VW Boss Puts Tesla on Notice

CARS.COM — “Anything Tesla can do, we can surpass.” That statement, reported in the Financial Times, was said by none other than Volkswagen’s brand chief, Herbert Diess, during a recent company meeting detailing the German automaker’s ambitions to become a leader in electric vehicles.
Diess’ statement doesn’t leave much room for interpretation. In even blunter terms, VW wants to wrest away Tesla’s unofficial title as the tech-savvy darling of the EV world.
Related: Volkswagen: Hello New Jetta, Bye-Bye Beetle?
By 2025, VW is targeting annual sales of a million electric vehicles globally. For comparison, Tesla sold approximately 76,000 vehicles last year, while total production of the Model S sedan and Model X crossover topped 83,000 units.
Diess was particularly no-nonsense when it came to discussing Tesla’s move toward the mainstream with the summer arrival of the $35,000 Model 3 sedan. According to Diess, it’s VW’s intention to “stop them there, to rein them in,” when it comes to Tesla treading into a much wider (and more affordable) segment of the car market. Right now, the cheapest Tesla models have an MSRP hovering around $70,000.
Tesla intends on starting Model 3 production in July, with the factory ramping up toward an annual production rate of 500,000 per year. There is already a lengthy waiting list of approximately 400,000 people who intend to buy one.

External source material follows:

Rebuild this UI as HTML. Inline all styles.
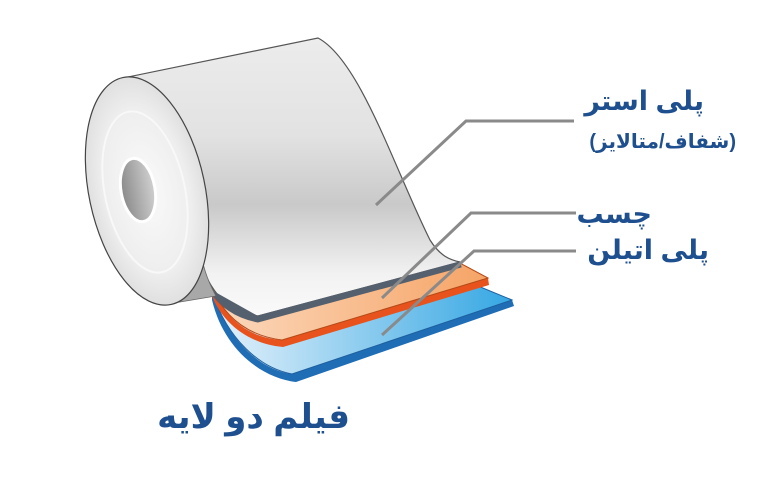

Why Should I Care? VW is looking to steer the conversation away from its diesel scandal by throwing the EV gauntlet down to Tesla. The interesting thing is that VW appears to be ignoring the fact that other industry heavyweights are also committed to electric cars — companies of a similar size and scale like GM, Hyundai, Toyota, BMW and Mercedes-Benz.
Picking on Tesla makes sense primarily because the Silicon Valley-based car company is good at garnering headlines. Elon Musk, Tesla’s ambitious and outspoken CEO, prefers to make bold statements via his Twitter feed while shunning the typical product reveal format of other car companies at major auto shows around the world.
Yes, Tesla hopes to more than quadruple its yearly sales in the near future, but even the projected annual rate of 500,000 Model 3 sales represents a drop in the bucket compared to VW’s true rivals. For example, Toyota sold nearly 10.2 million vehicles worldwide in 2016 as it fought a close battle with VW for the title of “world’s biggest automaker.” GM came in third place, with global sales of approximately 9.6 million vehicles.
So VW is worried about Tesla, a company that didn’t even exist 15 years ago?
VW’s intention to become a leader in the realm of EVs is still commendable, especially when viewed from an environmental standpoint and as a counter to the subterfuge the automaker committed with its diesel model. VW’s recent concept cars — such as the I.D. hatchback and I.D. Buzz minivan — have highlighted the flexibility of its upcoming MQB platform, which will underpin a wide range of electric-powered cars, vans and SUVs over the coming years. Pushing more into the realm of zero-emission vehicles is a good move for VW, so long as it understands other companies of equal size are going to shove back, too.
Uber Self-Driving Car Research Migrates to Canada
Uber is heading northward as its self-driving car research team opens a branch in Toronto. This marks the first time Uber has conducted autonomous vehicle research and development outside of the U.S. The Canadian team will be led by Raquel Urtason, a specialist in the field of artificial intelligence and machine perception. In Uber’s press release, Urtason’s primary responsibility will be helping autonomous vehicles to “see” their surroundings, to learn how to navigate their way through highly unpredictable driving situations.
The Toronto-based Uber team will not be tasked with the actual build of self-driving vehicles nor real-world usage of them (like Uber’s use of Ford Fusion self-driving sedans in Pittsburgh, for instance). Instead, the Canadian team’s task is to develop systems to allow autonomous vehicles to learn and understand their environment, to make them smarter and quicker to adapt.
Why Should I Care? Uber is branching out into untapped markets in the field of self-driving car research. Directly linking itself to a new and highly skilled workforce is a smart move, especially as Silicon Valley experiences a veritable bidding war for talented engineers in the field of automobiles and artificial intelligence. As car companies and technology firms scramble to develop smarter vehicles, the pool of talent in established automotive hubs (Detroit) and tech markets (San Francisco) is getting progressively smaller.
This news also allows Uber a moment of calm as the company endures an ongoing legal battle with Waymo, Google’s self-driving car research division, over whether Uber might have profited from stolen technology secrets. The former head of Uber’s Advanced Technology Group, Anthony Levandowski, is accused of pilfering thousands of documents before leaving Waymo to start his own self-drive research firm, called Otto. After only six months, Otto was purchased by Uber for some $680 million and Levandowski was brought onboard to spearhead the ride-hailing company’s autonomous vehicle research division.